* [EXERCISE DETAILS]: Transcribe all of the material below word for word and leave out its pictures.

## Begin DATA SECTION

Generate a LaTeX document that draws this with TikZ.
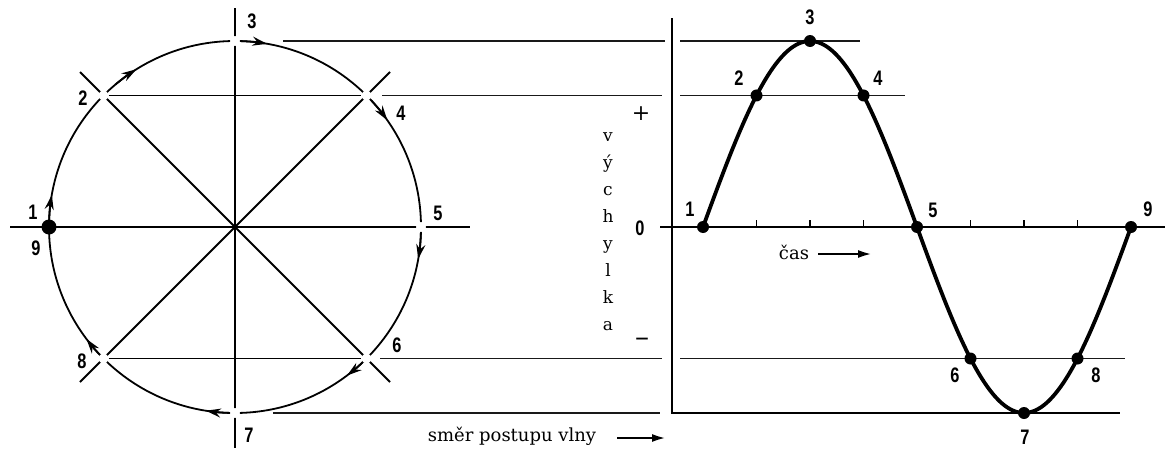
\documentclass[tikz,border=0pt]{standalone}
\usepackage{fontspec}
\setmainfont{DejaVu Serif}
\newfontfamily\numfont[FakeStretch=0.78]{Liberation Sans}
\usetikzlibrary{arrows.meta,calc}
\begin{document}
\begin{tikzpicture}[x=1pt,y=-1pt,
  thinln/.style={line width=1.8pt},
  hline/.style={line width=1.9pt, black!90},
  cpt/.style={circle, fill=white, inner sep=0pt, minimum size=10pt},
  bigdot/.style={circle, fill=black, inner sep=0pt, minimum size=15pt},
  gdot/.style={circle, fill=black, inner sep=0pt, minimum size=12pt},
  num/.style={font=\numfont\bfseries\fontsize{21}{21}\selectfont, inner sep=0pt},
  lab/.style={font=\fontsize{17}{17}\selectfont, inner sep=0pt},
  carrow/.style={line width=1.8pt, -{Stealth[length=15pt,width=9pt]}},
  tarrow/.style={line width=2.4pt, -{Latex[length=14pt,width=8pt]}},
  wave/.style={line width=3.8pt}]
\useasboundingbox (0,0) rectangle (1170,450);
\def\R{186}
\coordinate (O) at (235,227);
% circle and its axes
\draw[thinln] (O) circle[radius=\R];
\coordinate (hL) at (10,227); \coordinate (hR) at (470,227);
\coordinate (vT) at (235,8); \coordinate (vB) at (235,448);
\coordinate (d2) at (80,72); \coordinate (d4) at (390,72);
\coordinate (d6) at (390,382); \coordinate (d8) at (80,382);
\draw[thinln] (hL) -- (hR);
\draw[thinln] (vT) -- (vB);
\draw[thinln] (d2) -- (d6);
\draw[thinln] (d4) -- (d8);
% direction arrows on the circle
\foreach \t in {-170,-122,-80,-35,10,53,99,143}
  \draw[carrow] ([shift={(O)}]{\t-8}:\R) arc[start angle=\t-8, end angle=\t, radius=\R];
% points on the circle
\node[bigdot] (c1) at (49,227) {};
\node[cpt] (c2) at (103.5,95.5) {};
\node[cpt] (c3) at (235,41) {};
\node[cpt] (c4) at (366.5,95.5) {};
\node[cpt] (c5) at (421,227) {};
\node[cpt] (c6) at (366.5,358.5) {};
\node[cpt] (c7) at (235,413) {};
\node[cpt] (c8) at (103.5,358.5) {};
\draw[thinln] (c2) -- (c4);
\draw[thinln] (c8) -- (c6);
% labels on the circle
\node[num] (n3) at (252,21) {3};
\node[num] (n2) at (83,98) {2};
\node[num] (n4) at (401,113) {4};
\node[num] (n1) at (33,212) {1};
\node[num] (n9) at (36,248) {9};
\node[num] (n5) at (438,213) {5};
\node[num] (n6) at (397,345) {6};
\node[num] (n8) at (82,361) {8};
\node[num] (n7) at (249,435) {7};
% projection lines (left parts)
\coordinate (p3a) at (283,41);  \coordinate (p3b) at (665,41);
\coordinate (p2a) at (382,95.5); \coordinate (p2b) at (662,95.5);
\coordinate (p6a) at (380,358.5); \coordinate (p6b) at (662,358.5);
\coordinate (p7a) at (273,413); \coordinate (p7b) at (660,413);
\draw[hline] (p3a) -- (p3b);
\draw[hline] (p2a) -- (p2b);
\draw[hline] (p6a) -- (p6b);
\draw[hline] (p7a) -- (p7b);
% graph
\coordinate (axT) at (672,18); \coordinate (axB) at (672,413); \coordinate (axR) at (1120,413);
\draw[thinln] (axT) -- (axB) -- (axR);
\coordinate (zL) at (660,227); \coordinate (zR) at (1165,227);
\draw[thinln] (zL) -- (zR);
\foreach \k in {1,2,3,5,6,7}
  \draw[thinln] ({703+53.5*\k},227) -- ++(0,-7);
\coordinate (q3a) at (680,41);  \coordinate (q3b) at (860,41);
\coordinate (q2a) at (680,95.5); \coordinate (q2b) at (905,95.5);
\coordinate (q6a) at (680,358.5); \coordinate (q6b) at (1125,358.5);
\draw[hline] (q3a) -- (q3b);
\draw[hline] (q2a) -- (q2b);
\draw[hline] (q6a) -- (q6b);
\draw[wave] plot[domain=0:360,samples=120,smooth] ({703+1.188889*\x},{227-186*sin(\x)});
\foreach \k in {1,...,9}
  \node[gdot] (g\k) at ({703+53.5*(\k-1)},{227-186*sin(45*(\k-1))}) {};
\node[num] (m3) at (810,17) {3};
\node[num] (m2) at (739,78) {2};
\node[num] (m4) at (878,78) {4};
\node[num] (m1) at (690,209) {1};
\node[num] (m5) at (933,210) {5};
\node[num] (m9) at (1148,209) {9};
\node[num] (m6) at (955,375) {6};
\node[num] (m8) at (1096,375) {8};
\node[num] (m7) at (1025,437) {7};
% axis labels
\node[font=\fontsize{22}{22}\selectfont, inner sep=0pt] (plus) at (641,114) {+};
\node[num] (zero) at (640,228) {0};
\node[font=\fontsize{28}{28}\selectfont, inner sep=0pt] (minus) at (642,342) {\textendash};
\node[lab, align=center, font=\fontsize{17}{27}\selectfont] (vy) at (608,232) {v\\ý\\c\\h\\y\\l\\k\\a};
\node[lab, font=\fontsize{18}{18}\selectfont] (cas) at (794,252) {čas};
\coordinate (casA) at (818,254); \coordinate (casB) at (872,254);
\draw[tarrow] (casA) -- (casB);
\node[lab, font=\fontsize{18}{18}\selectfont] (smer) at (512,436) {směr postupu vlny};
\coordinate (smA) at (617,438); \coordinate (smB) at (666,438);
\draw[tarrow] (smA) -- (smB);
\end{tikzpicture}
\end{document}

## End DATA SECTION

* [ANSWER TO THE PROBLEM]:
Generate a LaTeX document that draws this with TikZ.
\documentclass[tikz,border=0pt]{standalone}
\usepackage{fontspec}
\setmainfont{DejaVu Serif}
\newfontfamily\numfont[FakeStretch=0.78]{Liberation Sans}
\usetikzlibrary{arrows.meta,calc}
\begin{document}
\begin{tikzpicture}[x=1pt,y=-1pt,
  thinln/.style={line width=1.8pt},
  hline/.style={line width=1.9pt, black!90},
  cpt/.style={circle, fill=white, inner sep=0pt, minimum size=10pt},
  bigdot/.style={circle, fill=black, inner sep=0pt, minimum size=15pt},
  gdot/.style={circle, fill=black, inner sep=0pt, minimum size=12pt},
  num/.style={font=\numfont\bfseries\fontsize{21}{21}\selectfont, inner sep=0pt},
  lab/.style={font=\fontsize{17}{17}\selectfont, inner sep=0pt},
  carrow/.style={line width=1.8pt, -{Stealth[length=15pt,width=9pt]}},
  tarrow/.style={line width=2.4pt, -{Latex[length=14pt,width=8pt]}},
  wave/.style={line width=3.8pt}]
\useasboundingbox (0,0) rectangle (1170,450);
\def\R{186}
\coordinate (O) at (235,227);
% circle and its axes
\draw[thinln] (O) circle[radius=\R];
\coordinate (hL) at (10,227); \coordinate (hR) at (470,227);
\coordinate (vT) at (235,8); \coordinate (vB) at (235,448);
\coordinate (d2) at (80,72); \coordinate (d4) at (390,72);
\coordinate (d6) at (390,382); \coordinate (d8) at (80,382);
\draw[thinln] (hL) -- (hR);
\draw[thinln] (vT) -- (vB);
\draw[thinln] (d2) -- (d6);
\draw[thinln] (d4) -- (d8);
% direction arrows on the circle
\foreach \t in {-170,-122,-80,-35,10,53,99,143}
  \draw[carrow] ([shift={(O)}]{\t-8}:\R) arc[start angle=\t-8, end angle=\t, radius=\R];
% points on the circle
\node[bigdot] (c1) at (49,227) {};
\node[cpt] (c2) at (103.5,95.5) {};
\node[cpt] (c3) at (235,41) {};
\node[cpt] (c4) at (366.5,95.5) {};
\node[cpt] (c5) at (421,227) {};
\node[cpt] (c6) at (366.5,358.5) {};
\node[cpt] (c7) at (235,413) {};
\node[cpt] (c8) at (103.5,358.5) {};
\draw[thinln] (c2) -- (c4);
\draw[thinln] (c8) -- (c6);
% labels on the circle
\node[num] (n3) at (252,21) {3};
\node[num] (n2) at (83,98) {2};
\node[num] (n4) at (401,113) {4};
\node[num] (n1) at (33,212) {1};
\node[num] (n9) at (36,248) {9};
\node[num] (n5) at (438,213) {5};
\node[num] (n6) at (397,345) {6};
\node[num] (n8) at (82,361) {8};
\node[num] (n7) at (249,435) {7};
% projection lines (left parts)
\coordinate (p3a) at (283,41);  \coordinate (p3b) at (665,41);
\coordinate (p2a) at (382,95.5); \coordinate (p2b) at (662,95.5);
\coordinate (p6a) at (380,358.5); \coordinate (p6b) at (662,358.5);
\coordinate (p7a) at (273,413); \coordinate (p7b) at (660,413);
\draw[hline] (p3a) -- (p3b);
\draw[hline] (p2a) -- (p2b);
\draw[hline] (p6a) -- (p6b);
\draw[hline] (p7a) -- (p7b);
% graph
\coordinate (axT) at (672,18); \coordinate (axB) at (672,413); \coordinate (axR) at (1120,413);
\draw[thinln] (axT) -- (axB) -- (axR);
\coordinate (zL) at (660,227); \coordinate (zR) at (1165,227);
\draw[thinln] (zL) -- (zR);
\foreach \k in {1,2,3,5,6,7}
  \draw[thinln] ({703+53.5*\k},227) -- ++(0,-7);
\coordinate (q3a) at (680,41);  \coordinate (q3b) at (860,41);
\coordinate (q2a) at (680,95.5); \coordinate (q2b) at (905,95.5);
\coordinate (q6a) at (680,358.5); \coordinate (q6b) at (1125,358.5);
\draw[hline] (q3a) -- (q3b);
\draw[hline] (q2a) -- (q2b);
\draw[hline] (q6a) -- (q6b);
\draw[wave] plot[domain=0:360,samples=120,smooth] ({703+1.188889*\x},{227-186*sin(\x)});
\foreach \k in {1,...,9}
  \node[gdot] (g\k) at ({703+53.5*(\k-1)},{227-186*sin(45*(\k-1))}) {};
\node[num] (m3) at (810,17) {3};
\node[num] (m2) at (739,78) {2};
\node[num] (m4) at (878,78) {4};
\node[num] (m1) at (690,209) {1};
\node[num] (m5) at (933,210) {5};
\node[num] (m9) at (1148,209) {9};
\node[num] (m6) at (955,375) {6};
\node[num] (m8) at (1096,375) {8};
\node[num] (m7) at (1025,437) {7};
% axis labels
\node[font=\fontsize{22}{22}\selectfont, inner sep=0pt] (plus) at (641,114) {+};
\node[num] (zero) at (640,228) {0};
\node[font=\fontsize{28}{28}\selectfont, inner sep=0pt] (minus) at (642,342) {\textendash};
\node[lab, align=center, font=\fontsize{17}{27}\selectfont] (vy) at (608,232) {v\\ý\\c\\h\\y\\l\\k\\a};
\node[lab, font=\fontsize{18}{18}\selectfont] (cas) at (794,252) {čas};
\coordinate (casA) at (818,254); \coordinate (casB) at (872,254);
\draw[tarrow] (casA) -- (casB);
\node[lab, font=\fontsize{18}{18}\selectfont] (smer) at (512,436) {směr postupu vlny};
\coordinate (smA) at (617,438); \coordinate (smB) at (666,438);
\draw[tarrow] (smA) -- (smB);
\end{tikzpicture}
\end{document}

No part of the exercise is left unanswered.